Plotting code records

>> Begin

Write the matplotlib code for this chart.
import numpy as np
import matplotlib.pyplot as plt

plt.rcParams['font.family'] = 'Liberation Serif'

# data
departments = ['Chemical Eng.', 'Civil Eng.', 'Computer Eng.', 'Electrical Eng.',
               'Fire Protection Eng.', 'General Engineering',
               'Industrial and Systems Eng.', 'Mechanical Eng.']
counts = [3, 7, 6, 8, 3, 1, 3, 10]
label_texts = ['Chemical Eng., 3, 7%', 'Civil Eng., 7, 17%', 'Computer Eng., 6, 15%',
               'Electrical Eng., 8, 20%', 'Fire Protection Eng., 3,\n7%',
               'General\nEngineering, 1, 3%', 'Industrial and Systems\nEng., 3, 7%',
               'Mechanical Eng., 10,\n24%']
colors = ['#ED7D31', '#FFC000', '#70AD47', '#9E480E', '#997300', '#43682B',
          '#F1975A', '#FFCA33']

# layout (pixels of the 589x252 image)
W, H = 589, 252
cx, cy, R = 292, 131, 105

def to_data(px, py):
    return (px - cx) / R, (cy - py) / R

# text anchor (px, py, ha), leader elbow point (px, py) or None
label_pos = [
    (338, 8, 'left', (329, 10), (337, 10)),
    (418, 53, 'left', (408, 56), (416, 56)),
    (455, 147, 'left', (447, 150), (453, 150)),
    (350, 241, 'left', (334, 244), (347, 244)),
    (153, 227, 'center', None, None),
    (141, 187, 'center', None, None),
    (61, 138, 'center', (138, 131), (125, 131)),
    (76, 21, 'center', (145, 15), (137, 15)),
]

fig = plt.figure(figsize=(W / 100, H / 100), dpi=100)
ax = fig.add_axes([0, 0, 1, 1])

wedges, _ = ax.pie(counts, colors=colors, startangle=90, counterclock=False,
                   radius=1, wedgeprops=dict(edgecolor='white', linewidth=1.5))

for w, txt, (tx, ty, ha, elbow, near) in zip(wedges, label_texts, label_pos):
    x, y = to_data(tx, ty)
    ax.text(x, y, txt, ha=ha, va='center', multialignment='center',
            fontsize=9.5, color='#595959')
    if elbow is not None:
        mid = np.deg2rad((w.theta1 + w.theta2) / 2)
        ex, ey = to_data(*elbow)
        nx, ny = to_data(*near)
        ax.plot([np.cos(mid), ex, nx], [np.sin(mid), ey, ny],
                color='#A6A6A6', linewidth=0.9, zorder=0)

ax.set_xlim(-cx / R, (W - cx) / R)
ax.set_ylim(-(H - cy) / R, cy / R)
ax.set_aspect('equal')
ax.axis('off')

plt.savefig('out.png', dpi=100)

>> End
>> Begin

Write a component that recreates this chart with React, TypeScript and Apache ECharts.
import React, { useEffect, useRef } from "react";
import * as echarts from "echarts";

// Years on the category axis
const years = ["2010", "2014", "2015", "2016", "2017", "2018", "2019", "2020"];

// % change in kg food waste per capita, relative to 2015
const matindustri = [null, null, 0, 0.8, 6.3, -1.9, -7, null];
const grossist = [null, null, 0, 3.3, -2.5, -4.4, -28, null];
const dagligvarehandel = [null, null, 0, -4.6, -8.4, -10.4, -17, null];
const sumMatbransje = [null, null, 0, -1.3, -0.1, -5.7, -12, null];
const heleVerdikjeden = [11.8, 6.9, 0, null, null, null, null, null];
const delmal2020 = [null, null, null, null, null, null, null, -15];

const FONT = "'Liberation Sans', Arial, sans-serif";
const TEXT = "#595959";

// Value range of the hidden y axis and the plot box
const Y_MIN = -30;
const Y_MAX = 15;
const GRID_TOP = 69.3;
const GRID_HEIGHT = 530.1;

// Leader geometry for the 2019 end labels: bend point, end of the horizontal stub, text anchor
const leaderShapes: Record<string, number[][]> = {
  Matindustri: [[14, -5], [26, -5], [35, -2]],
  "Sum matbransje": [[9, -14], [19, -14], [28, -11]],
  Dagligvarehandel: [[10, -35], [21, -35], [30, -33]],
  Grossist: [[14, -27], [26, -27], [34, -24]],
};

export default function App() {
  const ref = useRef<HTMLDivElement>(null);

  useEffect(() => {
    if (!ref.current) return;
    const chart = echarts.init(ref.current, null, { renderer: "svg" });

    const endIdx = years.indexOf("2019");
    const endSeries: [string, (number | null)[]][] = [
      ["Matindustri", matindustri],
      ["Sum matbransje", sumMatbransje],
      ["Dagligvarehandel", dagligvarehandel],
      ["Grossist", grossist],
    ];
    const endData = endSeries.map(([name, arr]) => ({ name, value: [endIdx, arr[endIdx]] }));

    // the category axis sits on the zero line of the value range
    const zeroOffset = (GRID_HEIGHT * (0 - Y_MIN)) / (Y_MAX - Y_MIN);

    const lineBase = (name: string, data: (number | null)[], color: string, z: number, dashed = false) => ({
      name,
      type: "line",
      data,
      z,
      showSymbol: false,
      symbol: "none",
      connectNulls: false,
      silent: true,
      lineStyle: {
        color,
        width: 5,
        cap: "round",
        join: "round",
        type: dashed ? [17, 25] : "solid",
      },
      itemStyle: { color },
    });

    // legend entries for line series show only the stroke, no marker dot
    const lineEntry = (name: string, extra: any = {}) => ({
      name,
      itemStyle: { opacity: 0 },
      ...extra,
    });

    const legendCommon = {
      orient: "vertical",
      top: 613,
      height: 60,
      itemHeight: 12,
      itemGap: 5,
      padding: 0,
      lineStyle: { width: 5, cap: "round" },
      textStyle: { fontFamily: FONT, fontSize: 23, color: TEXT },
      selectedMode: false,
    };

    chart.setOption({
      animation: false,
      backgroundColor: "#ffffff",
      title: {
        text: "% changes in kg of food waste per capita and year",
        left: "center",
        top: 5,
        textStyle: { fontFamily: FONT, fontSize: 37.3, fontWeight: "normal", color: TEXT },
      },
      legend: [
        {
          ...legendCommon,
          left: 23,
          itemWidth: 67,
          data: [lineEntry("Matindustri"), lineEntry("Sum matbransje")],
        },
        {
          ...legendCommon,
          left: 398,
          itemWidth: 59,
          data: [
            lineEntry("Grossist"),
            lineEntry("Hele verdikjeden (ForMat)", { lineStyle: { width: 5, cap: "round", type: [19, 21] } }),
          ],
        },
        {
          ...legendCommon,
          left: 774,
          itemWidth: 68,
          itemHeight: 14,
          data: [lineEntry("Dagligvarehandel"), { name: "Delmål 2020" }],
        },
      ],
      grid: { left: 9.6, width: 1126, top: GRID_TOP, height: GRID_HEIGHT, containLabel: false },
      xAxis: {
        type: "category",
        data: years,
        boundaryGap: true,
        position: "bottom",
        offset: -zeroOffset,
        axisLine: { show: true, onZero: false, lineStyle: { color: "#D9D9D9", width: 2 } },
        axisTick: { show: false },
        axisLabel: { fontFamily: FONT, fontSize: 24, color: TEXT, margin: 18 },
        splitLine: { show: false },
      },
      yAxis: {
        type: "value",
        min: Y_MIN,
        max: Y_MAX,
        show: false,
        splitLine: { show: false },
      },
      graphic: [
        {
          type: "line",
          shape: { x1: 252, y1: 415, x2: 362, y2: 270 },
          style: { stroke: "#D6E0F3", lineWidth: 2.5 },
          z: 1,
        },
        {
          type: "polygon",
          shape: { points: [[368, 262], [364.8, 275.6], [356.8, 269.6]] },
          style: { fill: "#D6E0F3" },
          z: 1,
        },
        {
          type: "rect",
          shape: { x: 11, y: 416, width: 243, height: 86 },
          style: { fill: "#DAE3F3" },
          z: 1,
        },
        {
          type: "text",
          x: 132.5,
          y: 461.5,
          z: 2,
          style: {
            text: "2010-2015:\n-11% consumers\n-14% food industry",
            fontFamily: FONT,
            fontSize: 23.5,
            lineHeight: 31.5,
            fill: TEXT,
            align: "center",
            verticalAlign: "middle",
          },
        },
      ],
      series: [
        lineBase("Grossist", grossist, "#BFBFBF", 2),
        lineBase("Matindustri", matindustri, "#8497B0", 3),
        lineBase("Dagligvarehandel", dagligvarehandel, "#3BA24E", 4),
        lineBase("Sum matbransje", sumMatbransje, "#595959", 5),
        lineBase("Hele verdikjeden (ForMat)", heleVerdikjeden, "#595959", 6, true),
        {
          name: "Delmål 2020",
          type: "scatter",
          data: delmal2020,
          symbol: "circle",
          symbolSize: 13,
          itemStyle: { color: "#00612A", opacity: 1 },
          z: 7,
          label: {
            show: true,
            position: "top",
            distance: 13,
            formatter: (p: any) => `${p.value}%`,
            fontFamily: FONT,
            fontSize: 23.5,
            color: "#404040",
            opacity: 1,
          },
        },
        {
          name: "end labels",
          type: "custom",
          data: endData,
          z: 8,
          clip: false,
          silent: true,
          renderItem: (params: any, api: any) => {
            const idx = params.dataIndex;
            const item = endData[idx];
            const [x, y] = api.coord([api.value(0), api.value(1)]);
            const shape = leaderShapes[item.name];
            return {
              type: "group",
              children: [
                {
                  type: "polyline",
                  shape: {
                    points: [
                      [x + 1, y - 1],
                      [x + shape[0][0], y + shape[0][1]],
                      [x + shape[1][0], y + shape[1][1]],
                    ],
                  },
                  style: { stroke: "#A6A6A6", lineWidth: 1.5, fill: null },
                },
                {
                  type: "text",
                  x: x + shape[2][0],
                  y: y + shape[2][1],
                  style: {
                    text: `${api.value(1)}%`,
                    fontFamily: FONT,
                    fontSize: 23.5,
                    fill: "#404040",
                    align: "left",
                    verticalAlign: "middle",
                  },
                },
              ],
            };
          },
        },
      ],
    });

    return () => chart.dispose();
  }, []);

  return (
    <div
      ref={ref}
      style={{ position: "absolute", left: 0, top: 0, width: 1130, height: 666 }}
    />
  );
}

>> End

Starting at the line that contains "Write a component", repeat each line exactly, and stop after the line that contains "const zeroOffset = (GRID_HEIGHT".

Write a component that recreates this chart with React, TypeScript and Apache ECharts.
import React, { useEffect, useRef } from "react";
import * as echarts from "echarts";

// Years on the category axis
const years = ["2010", "2014", "2015", "2016", "2017", "2018", "2019", "2020"];

// % change in kg food waste per capita, relative to 2015
const matindustri = [null, null, 0, 0.8, 6.3, -1.9, -7, null];
const grossist = [null, null, 0, 3.3, -2.5, -4.4, -28, null];
const dagligvarehandel = [null, null, 0, -4.6, -8.4, -10.4, -17, null];
const sumMatbransje = [null, null, 0, -1.3, -0.1, -5.7, -12, null];
const heleVerdikjeden = [11.8, 6.9, 0, null, null, null, null, null];
const delmal2020 = [null, null, null, null, null, null, null, -15];

const FONT = "'Liberation Sans', Arial, sans-serif";
const TEXT = "#595959";

// Value range of the hidden y axis and the plot box
const Y_MIN = -30;
const Y_MAX = 15;
const GRID_TOP = 69.3;
const GRID_HEIGHT = 530.1;

// Leader geometry for the 2019 end labels: bend point, end of the horizontal stub, text anchor
const leaderShapes: Record<string, number[][]> = {
  Matindustri: [[14, -5], [26, -5], [35, -2]],
  "Sum matbransje": [[9, -14], [19, -14], [28, -11]],
  Dagligvarehandel: [[10, -35], [21, -35], [30, -33]],
  Grossist: [[14, -27], [26, -27], [34, -24]],
};

export default function App() {
  const ref = useRef<HTMLDivElement>(null);

  useEffect(() => {
    if (!ref.current) return;
    const chart = echarts.init(ref.current, null, { renderer: "svg" });

    const endIdx = years.indexOf("2019");
    const endSeries: [string, (number | null)[]][] = [
      ["Matindustri", matindustri],
      ["Sum matbransje", sumMatbransje],
      ["Dagligvarehandel", dagligvarehandel],
      ["Grossist", grossist],
    ];
    const endData = endSeries.map(([name, arr]) => ({ name, value: [endIdx, arr[endIdx]] }));

    // the category axis sits on the zero line of the value range
    const zeroOffset = (GRID_HEIGHT * (0 - Y_MIN)) / (Y_MAX - Y_MIN);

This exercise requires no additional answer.